Plymouth 1786 - London 1846

Biography



Born in Devon, the son of a bookseller, Benjamin Robert Haydon studied under Henry Fuseli at the Royal Academy Schools in London, and was determined to make his name as a history painter. He made a comprehensive study of the fragments of the Parthenon frieze, recently brought to England by Lord Elgin in 1808, which resulted in some splendid drawings. His painting Dentatus was, however, rejected by the Royal Academy, and led to a longstanding feud between the artist and the institution. One of his few successes as a history painter was a massive canvas of Christ’s Entry into Jerusalem, exhibited in 1820 and admired by John Keats, William Hazlitt and William Wordsworth, all of whom were depicted in the painting, as well as Sir Walter Scott. Always in financial difficulties, Haydon was jailed for debt in 1823. In the early 1840s, the artist entered the competition for the decoration of the House of Commons with scenes from British history, but failed to gain a commission. Among his pupils was Edwin Landseer. In June 1846 he committed suicide, at the age of sixty. Although he saw himself as a genius, Haydon never achieved lasting success as a painter, and still remains a relatively obscure figure today. He is perhaps best known for his autobiography, published in 1853.

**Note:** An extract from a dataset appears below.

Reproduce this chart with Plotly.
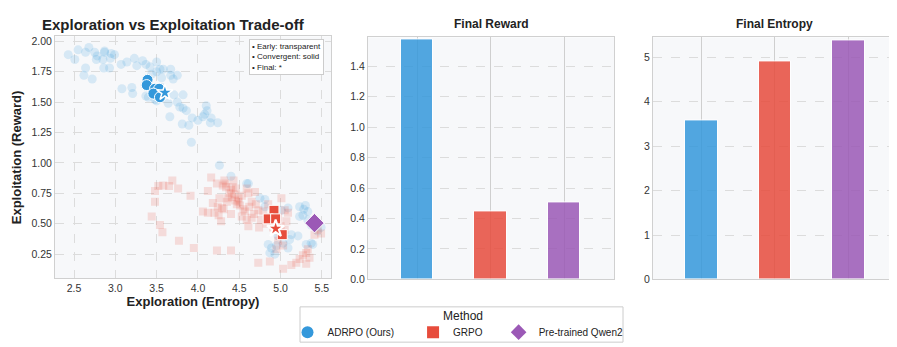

Haydon was an excellent draughtsman, working in pen and ink, graphite and black and white chalks on both white and tinted papers. Indeed, as one recent scholar has noted, ‘If...Haydon deserves any re-assessment of his achievements it must be primarily on account of his drawings, by far his most substantial artistic achievement and one for which he deserves to be much better known. Among them are some of the finest drawings produced by any British artist in the nineteenth century. His wide-ranging interests, his probing mind, his real understanding of outward form and inner character, his concern for physiognomy and phrenology, his desire to learn from the Old Masters and from the sculptors of antiquity, all of these can be seen and appreciated in his drawings.’